VATICAN CITY -- The disclosure that Italian Justice Minister Paola Severino worked as a lawyer defending the Vatican Bank during a major investigation of alleged money laundering through the coffers of the Holy See has raised questions over whether Prime Minister Mario Monti's Government's will tackle financial abuses by the Roman Catholic Church.

 Signora Severino's role acting as recently as last year as attorney for Ettore Gotti Tedeschi, the president of the Institute for Works of Religion (IOR), the tiny city state's powerful bank, was revealed by Il Fatto Quotidiano newspaper, which also published excerpts from a confidential memorandum entitled ‘Memo on IOR-AIF relations’, that was circulated to senior officials including Cardinal Tarcisio Bertone, the Vatican Secretary of State, as a basis for discussion on how to respond to Italian pressure to prevent money-laundering through the Vatican, which is a sovereign state outside the European Union. The memo indicates that the Holy See only plans to increase the level of collaboration between the IOR and Italy with regard to financial transactions from April 2011. “Since the enforcement of the anti-laundering Vatican law on April 1, 2011, various meetings have been held between the IOR and the AIF [the Financial Information Authoritycreated by a new Vatican law], on the one hand directed to show the new authority that initiatives have been undertaken for the adjustment of internal procedures to the measures introduced by the law...,” the memo was quoted as saying.

 The Holy See recently promulgated an anti-laundering law, outlined in an Apostolic Letter by the Pope in the form of a ‘Motu Proprio’ published Dec. 30, 2010, aimed at “the prevention and countering of the proceeds from criminal activities and of the financing of terrorism.” Anotations on the memo apparently written by the  Benedict's powerful private secretary, Mons. Georg Gänswein, suggested he was in favour of greater oppenness with the Vatican but encountered resistance from Cardinal Bertone and IOR officials.  

 Il Fatto points out that while IOR activity may have been more transparent from April last year, several stones remain unturned regarding some of the bank’s earlier, more dubious financial operations.  In September 2010, a scandal erupted when 23 million euros, which were supposed to be transferred from the IOR’s Credito Artigiano account into both the IOR JP Morgan account in Frankfurt and their Banca del Fucino account were frozen by Italian magistrates on suspicion of money laundering. According to Italian prosecutors, the IOR had refused to give particulars about the real source of the money. The Vatican expressed its “perplexity and amazement” at the investigations it was being subjected to.

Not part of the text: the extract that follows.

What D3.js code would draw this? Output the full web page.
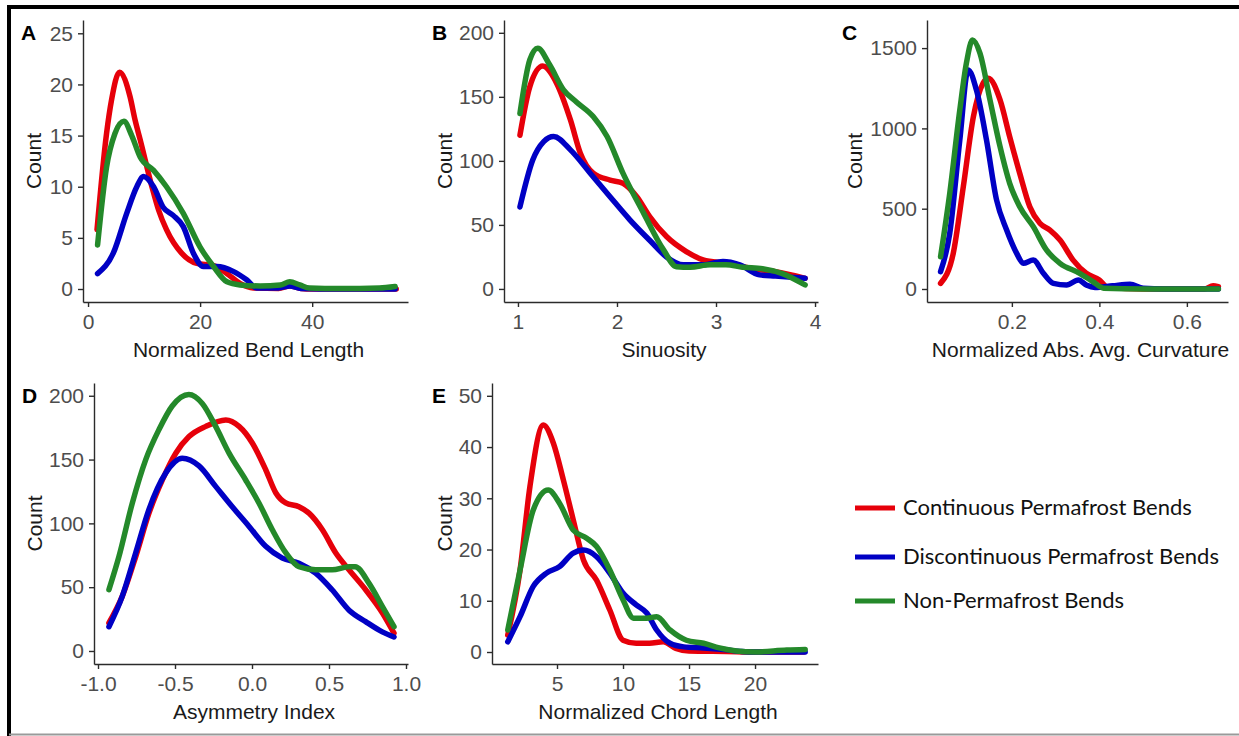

 Following investigations by the Italian Financial Police, a disturbing picture emerged of the IOR’s activity. Fifteen million euros coming from the CEI (the Italian Bishops' Conference) and from some 8000 Italian taxpayers had found its way into the IOR’s Credito Artigiano account. It was also discovered that the IOR had acted as a trustee and its accounts had been used to hide the proceeds of an apparent dirty money recycling operation conducted by two relatives of a Sicilian priest, Don Orazio Bonaccorsi, his father and an uncle who had been convicted for links to the Mafia, Il Fatto reported. Fr Bonnacorsi had an account at the IOR and apparently deposited 250,000 euros in it that his relatives had bilked from the Italian state in Sicily. A court in Catania cleared the priest of money laundering charges in June but prosecutors said they were appealing the verdict.

 Signora Severino acted as attorney for the IOR President in the Credito Artigiano affair, presenting arguments for the money to be unfrozen, which initially were rejected by magistrates.

 The suggestion that the Italian Justice Minister is unlikely to take a tough line with her former clients in the IOR over moneylaundering follows calls for the Monti Government to curb the massive tax privileges enjoyed by the Italian Catholic Church, notably immunity from paying taxes on the Church's vast property portfolio, especially in Rome, at a time when the prime minster has launched a fierce crackdown on tax evasion by ordinary citizens, retailers and small businesses.

 Founded in 1942 by Pope Pius XII, the IOR is a highly secretive institution housed in a medieval tower where employees manage a fortune estimated at over four billion pounds. In March 2010, a witness claimed that former Mayor of Palermo, Vito Ciancimino, used IOR accounts to launder money for the Sicilian Mafia.